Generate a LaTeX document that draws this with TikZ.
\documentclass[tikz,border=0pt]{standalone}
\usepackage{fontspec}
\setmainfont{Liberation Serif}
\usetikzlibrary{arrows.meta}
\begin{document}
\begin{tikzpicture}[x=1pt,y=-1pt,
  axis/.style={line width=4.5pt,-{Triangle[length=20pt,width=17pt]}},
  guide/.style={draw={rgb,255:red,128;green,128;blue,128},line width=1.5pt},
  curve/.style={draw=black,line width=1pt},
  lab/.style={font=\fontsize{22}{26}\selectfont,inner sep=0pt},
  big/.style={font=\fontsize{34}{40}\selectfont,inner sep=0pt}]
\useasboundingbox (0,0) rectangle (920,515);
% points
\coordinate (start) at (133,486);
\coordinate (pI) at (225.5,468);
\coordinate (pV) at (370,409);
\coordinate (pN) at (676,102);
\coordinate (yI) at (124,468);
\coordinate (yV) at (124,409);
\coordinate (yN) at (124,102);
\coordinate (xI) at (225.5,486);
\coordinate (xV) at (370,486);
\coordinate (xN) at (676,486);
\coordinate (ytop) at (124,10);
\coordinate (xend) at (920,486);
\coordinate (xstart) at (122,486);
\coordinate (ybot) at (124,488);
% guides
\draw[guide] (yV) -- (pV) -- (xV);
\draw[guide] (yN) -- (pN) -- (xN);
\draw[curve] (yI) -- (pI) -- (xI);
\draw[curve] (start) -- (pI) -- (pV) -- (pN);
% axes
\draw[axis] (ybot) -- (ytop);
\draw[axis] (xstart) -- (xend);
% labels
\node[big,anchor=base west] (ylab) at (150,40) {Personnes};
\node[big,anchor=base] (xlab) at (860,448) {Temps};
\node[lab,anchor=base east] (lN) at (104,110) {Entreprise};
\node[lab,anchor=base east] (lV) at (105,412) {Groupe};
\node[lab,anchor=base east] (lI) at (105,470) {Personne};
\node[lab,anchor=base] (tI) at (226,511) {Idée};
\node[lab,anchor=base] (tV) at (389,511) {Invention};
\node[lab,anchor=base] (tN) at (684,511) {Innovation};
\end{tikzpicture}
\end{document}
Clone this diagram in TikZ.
● ● ● ●
▶ **Written task**
Which lines contain the word "this"? Copy each of them.

▶ **Exercise answer**
Generate a LaTeX document that draws this with TikZ.
Clone this diagram in TikZ.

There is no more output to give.